TASK DIRECTIONS:
Answer with one number: the count of lines in the listing below that hold the word "code".

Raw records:
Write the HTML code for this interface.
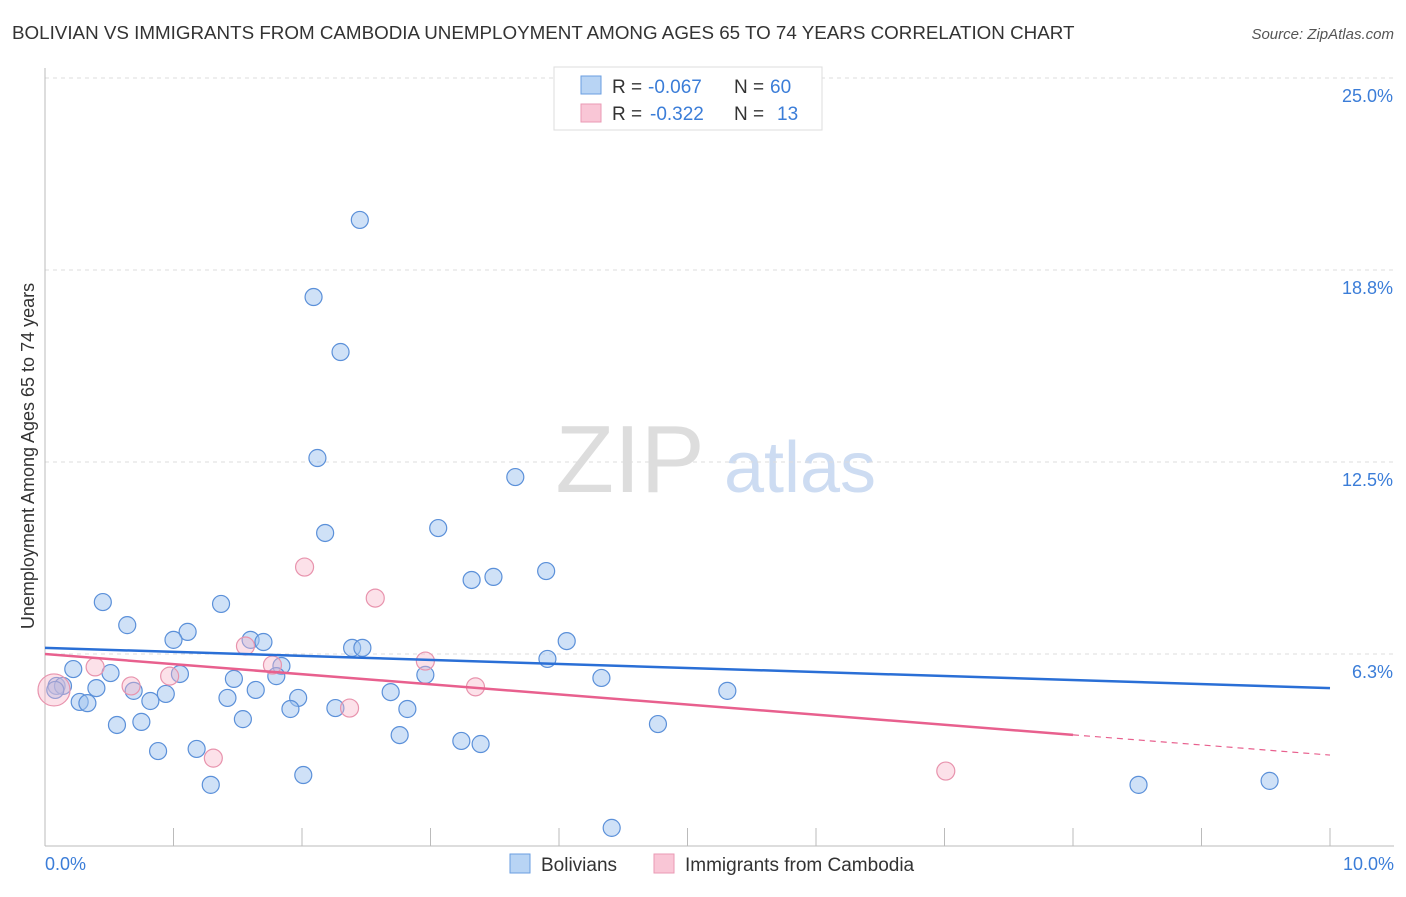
<!DOCTYPE html>
<html><head><meta charset="utf-8"><style>
body{margin:0;background:#fff;font-family:"Liberation Sans",sans-serif;}
svg text{font-family:"Liberation Sans",sans-serif;}
</style></head><body>
<svg width="1406" height="892" xmlns="http://www.w3.org/2000/svg" id="chart">
<text x="12" y="39" font-size="18.8" fill="#333">BOLIVIAN VS IMMIGRANTS FROM CAMBODIA UNEMPLOYMENT AMONG AGES 65 TO 74 YEARS CORRELATION CHART</text>
<text x="1394" y="39" font-size="15" fill="#555" font-style="italic" text-anchor="end">Source: ZipAtlas.com</text>
<g>
<text x="630" y="492" font-size="96" fill="#ddd" font-family="Liberation Serif" text-anchor="middle">ZIP</text>
<text x="800" y="492" font-size="72" fill="#cddcf2" text-anchor="middle">atlas</text>
</g>
<g id="grid"></g>
<g id="axes"></g>
<g id="marks"></g>
<text transform="translate(34,456) rotate(-90)" font-size="18" fill="#333" text-anchor="middle">Unemployment Among Ages 65 to 74 years</text>
<text x="45" y="870" font-size="18" fill="#3b7dd8">0.0%</text>
<text x="1394" y="870" font-size="18" fill="#3b7dd8" text-anchor="end">10.0%</text>
<g>
<rect x="554" y="67" width="268" height="63" fill="#fff" stroke="#ddd"/>
<rect x="581" y="76" width="20" height="18" fill="#b8d4f4" stroke="#6a9ee0"/>
<rect x="581" y="104" width="20" height="18" fill="#f9c6d6" stroke="#ea9ab4"/>
<text x="612" y="93" font-size="19" fill="#333">R =</text>
<text x="648" y="93" font-size="19" fill="#3b7dd8">-0.067</text>
<text x="734" y="93" font-size="19" fill="#333">N =</text>
<text x="770" y="93" font-size="19" fill="#3b7dd8">60</text>
<text x="612" y="120" font-size="19" fill="#333">R =</text>
<text x="650" y="120" font-size="19" fill="#3b7dd8">-0.322</text>
<text x="734" y="120" font-size="19" fill="#333">N =</text>
<text x="777" y="120" font-size="19" fill="#3b7dd8">13</text>
</g>
<g>
<rect x="510" y="854" width="20" height="19" fill="#b8d4f4" stroke="#6a9ee0"/>
<text x="541" y="871" font-size="19" fill="#333">Bolivians</text>
<rect x="654" y="854" width="20" height="19" fill="#f9c6d6" stroke="#ea9ab4"/>
<text x="685" y="871" font-size="19" fill="#333">Immigrants from Cambodia</text>
</g>
</svg>
<script>
const yTicks=[6.25,12.5,18.75,25];
const yTickLabels=["6.3%","12.5%","18.8%","25.0%"];
const bolX=[2.45,2.09,2.30,2.12,3.66,2.18,3.06,3.90,3.49,3.32,0.45,1.37,0.64,1.11,1.00,1.60,1.70,4.06,2.39,2.47,3.91,0.22,0.51,1.05,1.84,1.80,2.96,4.33,1.47,5.31,0.40,0.69,0.94,1.64,2.69,1.97,1.42,0.82,0.27,0.33,1.91,2.26,2.82,1.54,0.75,0.56,4.77,2.76,3.24,3.39,0.88,1.18,2.01,1.29,4.41,8.51,9.53,0.09,0.14,0.08];
const bolY=[20.38,17.87,16.08,12.63,12.01,10.19,10.35,8.95,8.76,8.66,7.94,7.88,7.19,6.97,6.71,6.71,6.64,6.67,6.45,6.45,6.09,5.76,5.63,5.60,5.86,5.53,5.57,5.47,5.44,5.05,5.14,5.05,4.95,5.08,5.01,4.82,4.82,4.72,4.69,4.65,4.46,4.49,4.46,4.13,4.04,3.94,3.97,3.61,3.42,3.32,3.09,3.16,2.31,1.99,0.59,1.99,2.12,5.21,5.21,5.08];
const camX=[0.07,0.39,0.67,0.97,1.56,1.77,2.02,2.57,2.96,3.35,2.37,1.31,7.01];
const camY=[5.08,5.83,5.21,5.53,6.51,5.89,9.08,8.07,6.02,5.18,4.49,2.86,2.44];
const camR=[16,9,9,9,9,9,9,9,9,9,9,9,9];
const bolTrend=[6.45,5.14];
const camTrend=[6.25,2.96];
const camSolidEnd=8.0;
const X0=45,X1=1330,Y0=846,PX=(X1-X0)/10,PY=(846-78)/25;
const sx=v=>X0+v*PX, sy=v=>Y0-v*PY;
const NS="http://www.w3.org/2000/svg";
function mk(t,a,p){const e=document.createElementNS(NS,t);for(const k in a)e.setAttribute(k,a[k]);document.getElementById(p).appendChild(e);return e;}
let g;
g=mk('line',{x1:X0,x2:1394,y1:sy(25),y2:sy(25),stroke:'#ddd','stroke-dasharray':'4,4'},'grid');


yTicks.forEach((t,i)=>{
 const l=mk('line',{x1:X0,x2:1394,y1:sy(t),y2:sy(t),stroke:'#ddd','stroke-dasharray':'4,4'},'grid');
 
 
 const tx=mk('text',{x:1393,y:sy(t)+24,'font-size':18,fill:'#3b7dd8','text-anchor':'end'},'grid');
 tx.textContent=yTickLabels[i];
 
 
});
g=mk('line',{x1:X0,x2:X0,y1:68,y2:Y0,stroke:'#bbb'},'axes');


g=mk('line',{x1:X0,x2:1394,y1:Y0,y2:Y0,stroke:'#bbb'},'axes');


for(let i=1;i<=10;i++){
 const t=mk('line',{x1:sx(i),x2:sx(i),y1:828,y2:Y0,stroke:'#bbb'},'axes');
 
 
}
bolX.forEach((x,i)=>{
 const c=mk('circle',{cx:sx(x),cy:sy(bolY[i]),r:8.5,fill:'rgba(160,196,240,0.5)',stroke:'#5b90d9','stroke-width':1.2},'marks');
 
 
});
camX.forEach((x,i)=>{
 const c=mk('circle',{cx:sx(x),cy:sy(camY[i]),r:camR[i],fill:'rgba(248,180,200,0.4)',stroke:'#e893ad','stroke-width':1.2},'marks');
 
 
});
g=mk('line',{x1:sx(0),y1:sy(bolTrend[0]),x2:sx(10),y2:sy(bolTrend[1]),stroke:'#2a6fd6','stroke-width':2.5},'marks');


const cy=v=>camTrend[0]+(camTrend[1]-camTrend[0])*v/10;
g=mk('line',{x1:sx(0),y1:sy(cy(0)),x2:sx(camSolidEnd),y2:sy(cy(camSolidEnd)),stroke:'#e8608e','stroke-width':2.5},'marks');


g=mk('line',{x1:sx(camSolidEnd),y1:sy(cy(camSolidEnd)),x2:sx(10),y2:sy(cy(10)),stroke:'#e8608e','stroke-width':1.2,'stroke-dasharray':'6,5'},'marks');


</script>
</body></html>
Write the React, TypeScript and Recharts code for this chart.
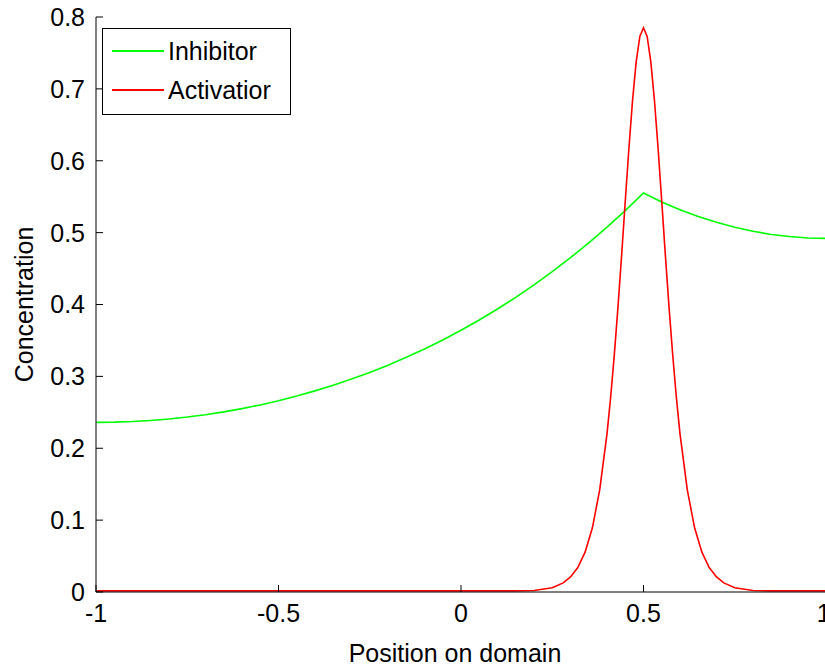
import { LineChart, Line, XAxis, YAxis } from 'recharts';

const FONT = '"Liberation Sans", Arial, Helvetica, sans-serif';

// positions and values
const inhibitorX = [
  -1, -0.95, -0.9, -0.85, -0.8, -0.75, -0.7, -0.65, -0.6, -0.55, -0.5, -0.45, -0.4, -0.35, -0.3,
  -0.25, -0.2, -0.15, -0.1, -0.05, 0, 0.05, 0.1, 0.15, 0.2, 0.25, 0.3, 0.35, 0.4, 0.45, 0.5,
  0.55, 0.6, 0.65, 0.7, 0.75, 0.8, 0.85, 0.9, 0.95, 1,
];
const inhibitorY = [
  0.236, 0.2363, 0.2372, 0.2387, 0.2407, 0.2434, 0.2467, 0.2506, 0.2551, 0.2603, 0.2661, 0.2726,
  0.2798, 0.2876, 0.2962, 0.3055, 0.3156, 0.3265, 0.3382, 0.3507, 0.3642, 0.3785, 0.3938, 0.41,
  0.4273, 0.4457, 0.4651, 0.4858, 0.5076, 0.5307, 0.5552, 0.5427, 0.5319, 0.5225, 0.5143, 0.5074,
  0.5019, 0.4975, 0.4945, 0.4926, 0.492,
];

const activatorX = [
  -1, 0.1, 0.15, 0.2, 0.25, 0.28, 0.3, 0.32, 0.34, 0.36, 0.38, 0.4, 0.41, 0.42, 0.43, 0.44, 0.45,
  0.46, 0.47, 0.48, 0.49, 0.5, 0.51, 0.52, 0.53, 0.54, 0.55, 0.56, 0.57, 0.58, 0.59, 0.6, 0.62,
  0.64, 0.66, 0.68, 0.7, 0.72, 0.75, 0.8, 0.85, 0.9, 1,
];
const activatorY = [
  0.0015, 0.0015, 0.0015, 0.002, 0.006, 0.0127, 0.0209, 0.0341, 0.0555, 0.0893, 0.142, 0.22, 0.271,
  0.33, 0.396, 0.468, 0.5435, 0.617, 0.684, 0.738, 0.773, 0.785, 0.773, 0.738, 0.684, 0.617,
  0.5435, 0.468, 0.396, 0.33, 0.271, 0.22, 0.142, 0.0893, 0.0555, 0.0341, 0.0209, 0.0127, 0.006,
  0.002, 0.0015, 0.0015, 0.0015,
];

const xTicks = [-1, -0.5, 0, 0.5, 1];
const yTicks = [0, 0.1, 0.2, 0.3, 0.4, 0.5, 0.6, 0.7, 0.8];

const inhibitorData = inhibitorX.map((x, i) => ({ x, y: inhibitorY[i] }));
const activatorData = activatorX.map((x, i) => ({ x, y: activatorY[i] }));

const legendItems = [
  { name: 'Inhibitor', color: '#00ff00' },
  { name: 'Activatior', color: '#ff0000' },
];

const tickStyle = { fontFamily: FONT, fontSize: 25, fill: '#000' };

function LegendBox() {
  return (
    <div
      style={{
        width: 187,
        height: 85,
        border: '1px solid #000',
        background: '#fff',
        fontFamily: FONT,
        fontSize: 25,
        color: '#000',
        boxSizing: 'content-box',
      }}
    >
      {legendItems.map((item, i) => (
        <div
          key={item.name}
          style={{ position: 'absolute', left: 10, top: 23 + i * 39 - 14, height: 28, display: 'flex', alignItems: 'center' }}
        >
          <div style={{ width: 52, height: 2, background: item.color }} />
          <span style={{ marginLeft: 4, lineHeight: '28px' }}>{item.name}</span>
        </div>
      ))}
    </div>
  );
}

export default function App() {
  return (
    <div style={{ position: 'absolute', left: 0, top: 0, width: 825, height: 671, overflow: 'hidden', background: '#fff' }}>
      <LineChart width={830} height={671} margin={{ top: 17, right: 4, bottom: 0, left: 0 }}>
        <XAxis
          dataKey="x"
          type="number"
          domain={[-1, 1]}
          ticks={xTicks}
          allowDataOverflow
          height={79}
          tickSize={-7}
          tickMargin={19}
          stroke="#000"
          tick={tickStyle}
          label={{
            value: 'Position on domain',
            position: 'insideBottom',
            offset: 9,
            dx: -6,
            style: { fontFamily: FONT, fontSize: 25, fill: '#000' },
          }}
        />
        <XAxis
          xAxisId="top"
          orientation="top"
          type="number"
          domain={[-1, 1]}
          ticks={xTicks}
          allowDataOverflow
          height={0}
          tickSize={-7}
          tick={false}
          stroke="#000"
        />
        <YAxis
          type="number"
          domain={[0, 0.8]}
          ticks={yTicks}
          allowDataOverflow
          width={96}
          tickSize={-7}
          tickMargin={18}
          stroke="#000"
          tick={tickStyle}
          label={{
            value: 'Concentration',
            angle: -90,
            position: 'insideLeft',
            offset: 24,
            style: { fontFamily: FONT, fontSize: 25, fill: '#000', textAnchor: 'middle' },
          }}
        />
        <YAxis
          yAxisId="right"
          orientation="right"
          type="number"
          domain={[0, 0.8]}
          ticks={yTicks}
          allowDataOverflow
          width={0}
          tickSize={-7}
          tick={false}
          stroke="#000"
        />
        <Line
          data={inhibitorData}
          dataKey="y"
          name="Inhibitor"
          type="linear"
          stroke="#00ff00"
          strokeWidth={1.6}
          dot={false}
          isAnimationActive={false}
        />
        <Line
          data={activatorData}
          dataKey="y"
          name="Activatior"
          type="linear"
          stroke="#ff0000"
          strokeWidth={1.6}
          dot={false}
          isAnimationActive={false}
        />
      </LineChart>
      <div style={{ position: 'absolute', left: 102, top: 28 }}>
        <LegendBox />
      </div>
    </div>
  );
}
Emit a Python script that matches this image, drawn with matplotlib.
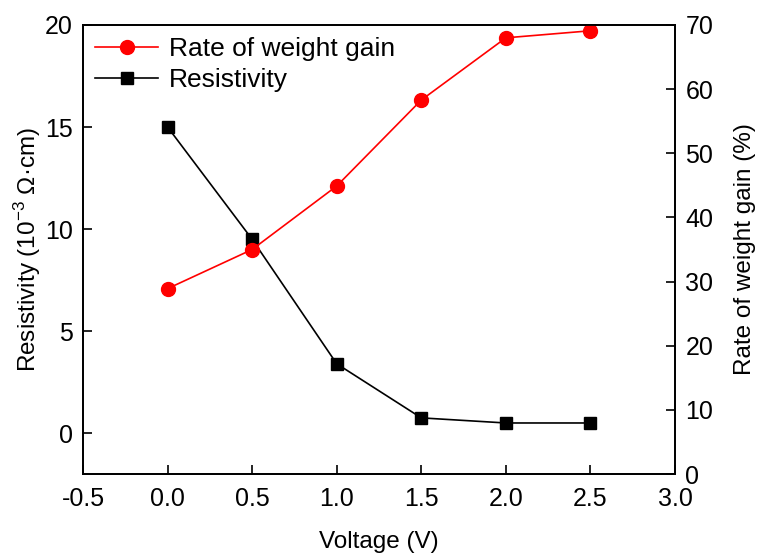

FULL ANSWER:
2